### Data section
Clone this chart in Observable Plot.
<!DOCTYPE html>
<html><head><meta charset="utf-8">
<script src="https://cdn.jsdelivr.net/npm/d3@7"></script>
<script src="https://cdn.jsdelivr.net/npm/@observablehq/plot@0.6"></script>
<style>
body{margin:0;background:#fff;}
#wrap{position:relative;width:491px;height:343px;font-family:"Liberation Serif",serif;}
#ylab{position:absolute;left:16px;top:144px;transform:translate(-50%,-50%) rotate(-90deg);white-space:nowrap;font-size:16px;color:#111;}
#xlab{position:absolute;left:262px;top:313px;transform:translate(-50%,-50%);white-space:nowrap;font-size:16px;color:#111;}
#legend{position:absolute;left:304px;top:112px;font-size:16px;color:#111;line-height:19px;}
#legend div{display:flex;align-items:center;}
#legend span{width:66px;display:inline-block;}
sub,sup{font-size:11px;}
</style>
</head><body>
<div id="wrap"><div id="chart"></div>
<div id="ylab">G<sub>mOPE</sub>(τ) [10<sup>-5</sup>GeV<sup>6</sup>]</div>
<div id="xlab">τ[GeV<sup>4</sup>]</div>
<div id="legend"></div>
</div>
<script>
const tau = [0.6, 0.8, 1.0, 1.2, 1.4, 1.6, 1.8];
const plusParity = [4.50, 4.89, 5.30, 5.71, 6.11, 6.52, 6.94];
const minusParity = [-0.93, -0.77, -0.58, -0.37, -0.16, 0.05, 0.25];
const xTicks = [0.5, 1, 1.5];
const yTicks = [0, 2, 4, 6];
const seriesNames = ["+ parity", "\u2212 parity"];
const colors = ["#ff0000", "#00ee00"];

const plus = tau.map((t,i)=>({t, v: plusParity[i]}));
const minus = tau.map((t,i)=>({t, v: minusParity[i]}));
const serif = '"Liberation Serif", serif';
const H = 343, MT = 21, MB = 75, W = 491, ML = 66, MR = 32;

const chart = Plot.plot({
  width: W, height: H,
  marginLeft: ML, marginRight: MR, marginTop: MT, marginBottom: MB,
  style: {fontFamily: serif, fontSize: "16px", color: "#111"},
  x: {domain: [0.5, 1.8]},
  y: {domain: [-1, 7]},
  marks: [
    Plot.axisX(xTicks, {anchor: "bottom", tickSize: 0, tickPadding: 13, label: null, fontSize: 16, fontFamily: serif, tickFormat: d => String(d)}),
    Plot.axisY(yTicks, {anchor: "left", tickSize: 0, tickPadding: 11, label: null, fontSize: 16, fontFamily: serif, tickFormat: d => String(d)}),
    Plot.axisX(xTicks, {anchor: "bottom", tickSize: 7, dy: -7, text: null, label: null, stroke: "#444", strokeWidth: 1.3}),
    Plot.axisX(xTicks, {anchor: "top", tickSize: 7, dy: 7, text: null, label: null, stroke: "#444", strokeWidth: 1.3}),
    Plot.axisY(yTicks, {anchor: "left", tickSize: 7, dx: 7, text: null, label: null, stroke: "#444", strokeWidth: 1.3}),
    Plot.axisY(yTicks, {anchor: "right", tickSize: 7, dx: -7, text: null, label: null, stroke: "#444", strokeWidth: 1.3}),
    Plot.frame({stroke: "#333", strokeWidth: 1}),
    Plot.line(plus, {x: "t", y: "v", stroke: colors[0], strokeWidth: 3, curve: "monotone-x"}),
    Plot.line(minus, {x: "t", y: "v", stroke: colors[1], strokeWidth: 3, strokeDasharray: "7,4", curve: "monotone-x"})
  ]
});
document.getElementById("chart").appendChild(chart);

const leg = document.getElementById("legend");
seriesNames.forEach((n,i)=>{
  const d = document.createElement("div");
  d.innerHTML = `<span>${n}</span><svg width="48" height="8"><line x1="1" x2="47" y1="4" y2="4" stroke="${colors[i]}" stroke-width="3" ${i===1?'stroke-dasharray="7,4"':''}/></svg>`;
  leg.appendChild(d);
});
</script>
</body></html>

### Task details
What is the number of lines above that hold the string "chart"? Answer with that number alone.

### Task result
4